PICTURED: Aston Dee Bee and trainer Seona Thompson following his Ballarat Cup heat win last Saturday night.
“Aston Dee Bee was always going to be a good dog. He was the biggest in the litter, he looked the best and broke in the best. If he was human he would be a six foot six, 100 kilogram athlete. I also own racehorses and a good, big animal is always going to beat a good, little animal.
“If you look at his record, early in his career he almost showed too much and the Thompsons put him in the best races, which was okay, but in his first ten starts he never drew inside box four. In his last ten starts he’s kept drawing inside, which has really helped. Box one in the Melbourne Cup is what you dream of and he’s drawn box one again for the Ballarat Cup.”
Aston Elle passed away last year, with her final litter of two to Bella Infrared about to hit the breakers.
However, Borda will have no shortage of future breeding options, notably with three of Aston Dee Bee’s litter sisters; Melbourne Cup finalist and Geelong Cup placegetter Aston Miley, Maturity finalist Aston Dinnigan and Aston Selena, the winner of 11 from 21.
“Aston Miley is a very interesting story,” Borda said.
“She only broke in one length slower than Aston Dee Bee, but in her first start at Sandown she broke her toe in five places and had to have the toe taken off.
“I thought that was the end of her career, but Eddie (Lieshout) had never had a dog as good as her and he asked me if he could try to nurse her back. She’s going very well and was unlucky not to make the Ballarat Cup Final too.

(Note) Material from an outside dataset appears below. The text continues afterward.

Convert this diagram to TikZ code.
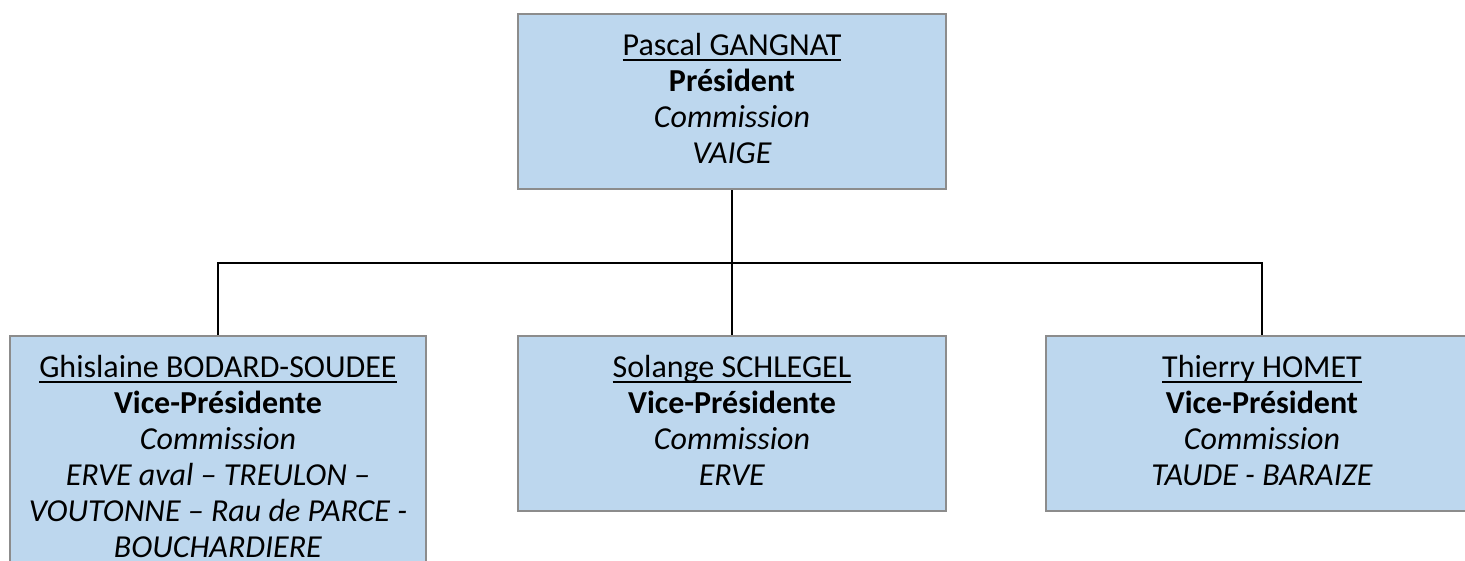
\documentclass[tikz,border=0pt]{standalone}
\usepackage{fontspec}
\setmainfont{Carlito}
\usepackage{xcolor}
\usetikzlibrary{positioning, calc}
\definecolor{boxblue}{RGB}{189,215,238}
\definecolor{boxgray}{RGB}{140,140,140}
\newcommand{\uname}[1]{\setbox0\hbox{#1}\leavevmode\rlap{\rule[-5.5pt]{\wd0}{2.2pt}}\box0}
\newcommand{\lstrut}{\rule[-10pt]{0pt}{36pt}}

\begin{document}
\begin{tikzpicture}[x=1pt, y=-1pt,
        box/.style={draw=boxgray, line width=2pt, fill=boxblue, anchor=north,
            inner sep=0pt, text width=#1, minimum width=#1, align=flush center,
            font=\fontsize{32}{36}\selectfont},
        link/.style={line width=2pt}]
            \clip (0,0) rectangle (1465,560);% page

            \node[box=428pt, minimum height=175pt] (pres) at (732,13)
                {\lstrut\uname{Pascal GANGNAT}\\ \lstrut\textbf{Président}\\ \lstrut\textit{Commission}\\ \lstrut\textit{VAIGE}};

            \node[box=416pt, minimum height=247pt] (vp1) at (218,335)
                {\lstrut\uname{Ghislaine BODARD-SOUDEE}\\ \lstrut\textbf{Vice-Présidente}\\ \lstrut\textit{Commission}\\
                 \lstrut\textit{ERVE aval – TREULON –}\\ \lstrut\textit{VOUTONNE – Rau de PARCE -}\\ \lstrut\textit{BOUCHARDIERE}};
            \node[box=428pt, minimum height=175pt] (vp2) at (732,335)
                {\lstrut\uname{Solange SCHLEGEL}\\ \lstrut\textbf{Vice-Présidente}\\ \lstrut\textit{Commission}\\ \lstrut\textit{ERVE}};
            \node[box=432pt, minimum height=175pt] (vp3) at (1262,335)
                {\lstrut\uname{Thierry HOMET}\\ \lstrut\textbf{Vice-Président}\\ \lstrut\textit{Commission}\\ \lstrut\textit{TAUDE - BARAIZE}};

            \coordinate (bus) at (732,263);% branch line

            \draw[link] (pres.south) -- (vp2.north);
            \draw[link] (vp1.north) |- (bus) -| (vp3.north);
        \end{tikzpicture}
\end{document}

“Aston Miley is as cool as a cucumber. She goes to sleep in the kennels and you have to wake her up. If there was such a thing as twins with greyhounds, Aston Miley and Aston Dee Bee would be it. They’re almost identical; big, strong and very calm.”
Boasting 12 wins from his last 16 starts, Aston Dee Bee is the $1.90 TAB favourite to claim back-to-back feature victories in Saturday’s Ballarat Cup.
While a lucrative stud career beckons, Borda isn’t contemplating a premature retirement, with his sights firmly set on two of Australia’s other great races early in 2018 – the Australian Cup and Golden Easter Egg.
“He’s my best dog, so you want it to continue as long as possible,” Borda offered.
“He could be the next greyhound to earn a million dollars!”